Your goal —
Retype the data that follows line by line, exactly, and leave its pictures out.
>> BEGIN Given material
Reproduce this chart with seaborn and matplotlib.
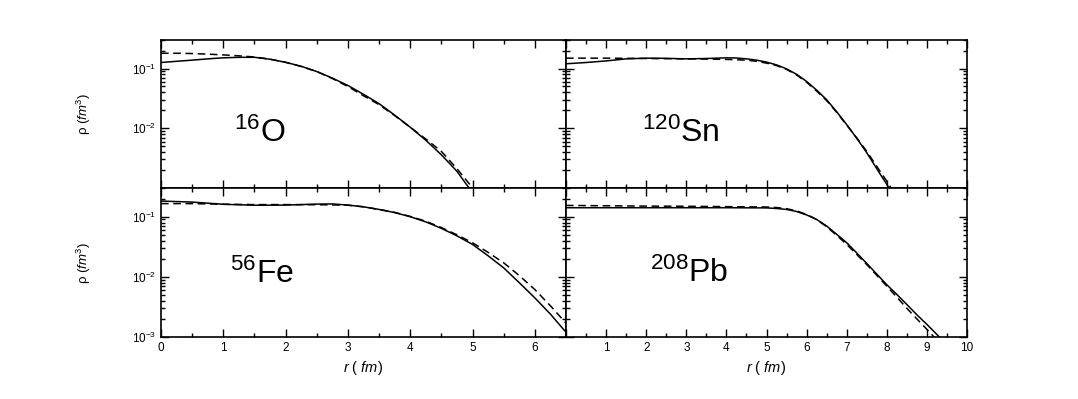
import numpy as np
import pandas as pd
import seaborn as sns
import matplotlib.pyplot as plt
from matplotlib.ticker import LogLocator, NullFormatter, MultipleLocator

# density profiles (solid = model, dashed = reference)
r_o = [0, 0.25, 0.5, 0.75, 1, 1.25, 1.5, 1.75, 2, 2.25, 2.5, 2.75, 3, 3.25, 3.5,
       3.75, 4, 4.25, 4.5, 4.75, 5, 5.25]
o_solid = [0.126, 0.132, 0.138, 0.145, 0.151, 0.154, 0.154, 0.143, 0.127, 0.109, 0.089,
           0.069, 0.052, 0.037, 0.0258, 0.0166, 0.0104, 0.0063, 0.0036, 0.0019, 0.00083, 0.0004]
o_dash = [0.180, 0.180, 0.178, 0.174, 0.169, 0.163, 0.156, 0.143, 0.127, 0.108, 0.089,
          0.068, 0.050, 0.035, 0.0248, 0.0163, 0.0104, 0.0066, 0.0041, 0.0021, 0.00101, 0.0005]

r_sn = [0, 0.5, 1, 1.5, 2, 2.5, 3, 3.5, 4, 4.25, 4.5, 4.75, 5, 5.25, 5.5, 5.75, 6,
        6.25, 6.5, 6.75, 7, 7.25, 7.5, 7.75, 8, 8.25]
sn_solid = [0.120, 0.126, 0.134, 0.145, 0.149, 0.148, 0.145, 0.147, 0.151, 0.150, 0.145,
            0.138, 0.128, 0.115, 0.0987, 0.080, 0.0607, 0.0435, 0.030, 0.0189, 0.0115,
            0.0068, 0.0039, 0.0021, 0.00115, 0.0006]
sn_dash = [0.149, 0.149, 0.149, 0.148, 0.147, 0.146, 0.145, 0.144, 0.142, 0.140, 0.138,
           0.132, 0.123, 0.112, 0.0967, 0.078, 0.059, 0.042, 0.029, 0.0185, 0.0113,
           0.0069, 0.0041, 0.0023, 0.0013, 0.0007]

r_fe = [0, 0.5, 1, 1.5, 2, 2.5, 2.75, 3, 3.25, 3.5, 3.75, 4, 4.25, 4.5, 4.75, 5, 5.25,
        5.5, 5.75, 6, 6.25, 6.5, 6.75]
fe_solid = [0.182, 0.175, 0.161, 0.155, 0.156, 0.162, 0.163, 0.156, 0.146, 0.132, 0.117,
            0.100, 0.082, 0.064, 0.048, 0.0346, 0.0224, 0.0141, 0.0080, 0.00447, 0.0024,
            0.0012, 0.0006]
fe_dash = [0.165, 0.165, 0.161, 0.159, 0.159, 0.158, 0.157, 0.155, 0.146, 0.132, 0.118,
           0.101, 0.084, 0.066, 0.050, 0.0369, 0.0255, 0.0171, 0.0105, 0.00615, 0.0033,
           0.0017, 0.0009]

r_pb = [0, 1, 2, 3, 4, 5, 5.25, 5.5, 5.75, 6, 6.25, 6.5, 6.75, 7, 7.25, 7.5, 7.75, 8,
        8.25, 8.5, 8.75, 9, 9.25, 9.5]
pb_solid = [0.141, 0.141, 0.141, 0.141, 0.141, 0.140, 0.137, 0.132, 0.122, 0.107, 0.090,
            0.070, 0.051, 0.0369, 0.025, 0.0167, 0.0111, 0.0074, 0.0051, 0.00347, 0.00234,
            0.00162, 0.0011, 0.00074]
pb_dash = [0.154, 0.152, 0.150, 0.149, 0.147, 0.145, 0.142, 0.136, 0.125, 0.109, 0.090,
           0.068, 0.049, 0.0346, 0.0236, 0.016, 0.0106, 0.0070, 0.0046, 0.0030, 0.0020,
           0.00134, 0.00089, 0.0006]

sns.set_style("ticks")
plt.rcParams['font.family'] = ['Liberation Sans', 'DejaVu Sans']
plt.rcParams['mathtext.fontset'] = 'custom'
plt.rcParams['mathtext.rm'] = 'Liberation Sans'
plt.rcParams['mathtext.it'] = 'Liberation Sans:italic'
for k in ['text.color', 'axes.labelcolor', 'xtick.color', 'ytick.color', 'axes.edgecolor']:
    plt.rcParams[k] = 'black'

fig = plt.figure(figsize=(10.78, 3.99), dpi=100)

x0, xm, x1 = 161 / 1078, 566 / 1078, 967 / 1078
yb, ym, yt = 1 - 337 / 399, 1 - 188 / 399, 1 - 40 / 399

panels = [
    # (rect, r, solid, dashed, xmax, label, label pos)
    ([x0, ym, xm - x0, yt - ym], r_o, o_solid, o_dash, 6.5, r'$^{16}$O', (0.18, 0.37)),
    ([xm, ym, x1 - xm, yt - ym], r_sn, sn_solid, sn_dash, 10, r'$^{120}$Sn', (0.19, 0.37)),
    ([x0, yb, xm - x0, ym - yb], r_fe, fe_solid, fe_dash, 6.5, r'$^{56}$Fe', (0.17, 0.42)),
    ([xm, yb, x1 - xm, ym - yb], r_pb, pb_solid, pb_dash, 10, r'$^{208}$Pb', (0.21, 0.43)),
]

for i, (rect, r, sol, dsh, xmax, lab, pos) in enumerate(panels):
    ax = fig.add_axes(rect)
    df = pd.DataFrame({'r': r, 'solid': sol, 'dash': dsh})
    sns.lineplot(data=df, x='r', y='solid', ax=ax, color='black', lw=1.1)
    sns.lineplot(data=df, x='r', y='dash', ax=ax, color='black', lw=1.1,
                 linestyle=(0, (5, 3)))
    ax.set_yscale('log')
    ax.set_ylim(1e-3, 0.3)
    ax.set_xlim(0, xmax)
    ax.xaxis.set_major_locator(MultipleLocator(1))
    ax.xaxis.set_minor_locator(MultipleLocator(0.5))
    ax.yaxis.set_major_locator(LogLocator(base=10, numticks=10))
    ax.yaxis.set_minor_locator(LogLocator(base=10, subs=np.arange(2, 10), numticks=10))
    ax.yaxis.set_minor_formatter(NullFormatter())
    ax.tick_params(which='both', direction='in', top=True, right=True, width=1)
    ax.tick_params(which='major', length=6, labelsize=8.5)
    ax.tick_params(which='minor', length=3)
    for s in ax.spines.values():
        s.set_linewidth(1.2)
    ax.set_xlabel('')
    ax.set_ylabel('')
    ax.text(pos[0], pos[1], lab, transform=ax.transAxes, fontsize=23,
            ha='left', va='center')

    if i % 2 == 0:
        ax.set_ylabel(r'ρ ($fm^3$)', fontsize=9.5, labelpad=28)
        if i == 0:
            ax.set_yticks([1e-2, 1e-1])
    else:
        ax.tick_params(axis='y', labelleft=False)

    if i < 2:
        ax.tick_params(axis='x', labelbottom=False)
    else:
        ax.set_xlabel(r'$r\ (\ fm)$', fontsize=10.5)
        if xmax == 10:
            ax.set_xticks(range(11))
            ax.set_xticklabels([''] + [str(k) for k in range(1, 11)])

plt.savefig('out.png', dpi=100)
>> END Given material
Completed task —
Reproduce this chart with seaborn and matplotlib.
import numpy as np
import pandas as pd
import seaborn as sns
import matplotlib.pyplot as plt
from matplotlib.ticker import LogLocator, NullFormatter, MultipleLocator

# density profiles (solid = model, dashed = reference)
r_o = [0, 0.25, 0.5, 0.75, 1, 1.25, 1.5, 1.75, 2, 2.25, 2.5, 2.75, 3, 3.25, 3.5,
       3.75, 4, 4.25, 4.5, 4.75, 5, 5.25]
o_solid = [0.126, 0.132, 0.138, 0.145, 0.151, 0.154, 0.154, 0.143, 0.127, 0.109, 0.089,
           0.069, 0.052, 0.037, 0.0258, 0.0166, 0.0104, 0.0063, 0.0036, 0.0019, 0.00083, 0.0004]
o_dash = [0.180, 0.180, 0.178, 0.174, 0.169, 0.163, 0.156, 0.143, 0.127, 0.108, 0.089,
          0.068, 0.050, 0.035, 0.0248, 0.0163, 0.0104, 0.0066, 0.0041, 0.0021, 0.00101, 0.0005]

r_sn = [0, 0.5, 1, 1.5, 2, 2.5, 3, 3.5, 4, 4.25, 4.5, 4.75, 5, 5.25, 5.5, 5.75, 6,
        6.25, 6.5, 6.75, 7, 7.25, 7.5, 7.75, 8, 8.25]
sn_solid = [0.120, 0.126, 0.134, 0.145, 0.149, 0.148, 0.145, 0.147, 0.151, 0.150, 0.145,
            0.138, 0.128, 0.115, 0.0987, 0.080, 0.0607, 0.0435, 0.030, 0.0189, 0.0115,
            0.0068, 0.0039, 0.0021, 0.00115, 0.0006]
sn_dash = [0.149, 0.149, 0.149, 0.148, 0.147, 0.146, 0.145, 0.144, 0.142, 0.140, 0.138,
           0.132, 0.123, 0.112, 0.0967, 0.078, 0.059, 0.042, 0.029, 0.0185, 0.0113,
           0.0069, 0.0041, 0.0023, 0.0013, 0.0007]

r_fe = [0, 0.5, 1, 1.5, 2, 2.5, 2.75, 3, 3.25, 3.5, 3.75, 4, 4.25, 4.5, 4.75, 5, 5.25,
        5.5, 5.75, 6, 6.25, 6.5, 6.75]
fe_solid = [0.182, 0.175, 0.161, 0.155, 0.156, 0.162, 0.163, 0.156, 0.146, 0.132, 0.117,
            0.100, 0.082, 0.064, 0.048, 0.0346, 0.0224, 0.0141, 0.0080, 0.00447, 0.0024,
            0.0012, 0.0006]
fe_dash = [0.165, 0.165, 0.161, 0.159, 0.159, 0.158, 0.157, 0.155, 0.146, 0.132, 0.118,
           0.101, 0.084, 0.066, 0.050, 0.0369, 0.0255, 0.0171, 0.0105, 0.00615, 0.0033,
           0.0017, 0.0009]

r_pb = [0, 1, 2, 3, 4, 5, 5.25, 5.5, 5.75, 6, 6.25, 6.5, 6.75, 7, 7.25, 7.5, 7.75, 8,
        8.25, 8.5, 8.75, 9, 9.25, 9.5]
pb_solid = [0.141, 0.141, 0.141, 0.141, 0.141, 0.140, 0.137, 0.132, 0.122, 0.107, 0.090,
            0.070, 0.051, 0.0369, 0.025, 0.0167, 0.0111, 0.0074, 0.0051, 0.00347, 0.00234,
            0.00162, 0.0011, 0.00074]
pb_dash = [0.154, 0.152, 0.150, 0.149, 0.147, 0.145, 0.142, 0.136, 0.125, 0.109, 0.090,
           0.068, 0.049, 0.0346, 0.0236, 0.016, 0.0106, 0.0070, 0.0046, 0.0030, 0.0020,
           0.00134, 0.00089, 0.0006]

sns.set_style("ticks")
plt.rcParams['font.family'] = ['Liberation Sans', 'DejaVu Sans']
plt.rcParams['mathtext.fontset'] = 'custom'
plt.rcParams['mathtext.rm'] = 'Liberation Sans'
plt.rcParams['mathtext.it'] = 'Liberation Sans:italic'
for k in ['text.color', 'axes.labelcolor', 'xtick.color', 'ytick.color', 'axes.edgecolor']:
    plt.rcParams[k] = 'black'

fig = plt.figure(figsize=(10.78, 3.99), dpi=100)

x0, xm, x1 = 161 / 1078, 566 / 1078, 967 / 1078
yb, ym, yt = 1 - 337 / 399, 1 - 188 / 399, 1 - 40 / 399

panels = [
    # (rect, r, solid, dashed, xmax, label, label pos)
    ([x0, ym, xm - x0, yt - ym], r_o, o_solid, o_dash, 6.5, r'$^{16}$O', (0.18, 0.37)),
    ([xm, ym, x1 - xm, yt - ym], r_sn, sn_solid, sn_dash, 10, r'$^{120}$Sn', (0.19, 0.37)),
    ([x0, yb, xm - x0, ym - yb], r_fe, fe_solid, fe_dash, 6.5, r'$^{56}$Fe', (0.17, 0.42)),
    ([xm, yb, x1 - xm, ym - yb], r_pb, pb_solid, pb_dash, 10, r'$^{208}$Pb', (0.21, 0.43)),
]

for i, (rect, r, sol, dsh, xmax, lab, pos) in enumerate(panels):
    ax = fig.add_axes(rect)
    df = pd.DataFrame({'r': r, 'solid': sol, 'dash': dsh})
    sns.lineplot(data=df, x='r', y='solid', ax=ax, color='black', lw=1.1)
    sns.lineplot(data=df, x='r', y='dash', ax=ax, color='black', lw=1.1,
                 linestyle=(0, (5, 3)))
    ax.set_yscale('log')
    ax.set_ylim(1e-3, 0.3)
    ax.set_xlim(0, xmax)
    ax.xaxis.set_major_locator(MultipleLocator(1))
    ax.xaxis.set_minor_locator(MultipleLocator(0.5))
    ax.yaxis.set_major_locator(LogLocator(base=10, numticks=10))
    ax.yaxis.set_minor_locator(LogLocator(base=10, subs=np.arange(2, 10), numticks=10))
    ax.yaxis.set_minor_formatter(NullFormatter())
    ax.tick_params(which='both', direction='in', top=True, right=True, width=1)
    ax.tick_params(which='major', length=6, labelsize=8.5)
    ax.tick_params(which='minor', length=3)
    for s in ax.spines.values():
        s.set_linewidth(1.2)
    ax.set_xlabel('')
    ax.set_ylabel('')
    ax.text(pos[0], pos[1], lab, transform=ax.transAxes, fontsize=23,
            ha='left', va='center')

    if i % 2 == 0:
        ax.set_ylabel(r'ρ ($fm^3$)', fontsize=9.5, labelpad=28)
        if i == 0:
            ax.set_yticks([1e-2, 1e-1])
    else:
        ax.tick_params(axis='y', labelleft=False)

    if i < 2:
        ax.tick_params(axis='x', labelbottom=False)
    else:
        ax.set_xlabel(r'$r\ (\ fm)$', fontsize=10.5)
        if xmax == 10:
            ax.set_xticks(range(11))
            ax.set_xticklabels([''] + [str(k) for k in range(1, 11)])

plt.savefig('out.png', dpi=100)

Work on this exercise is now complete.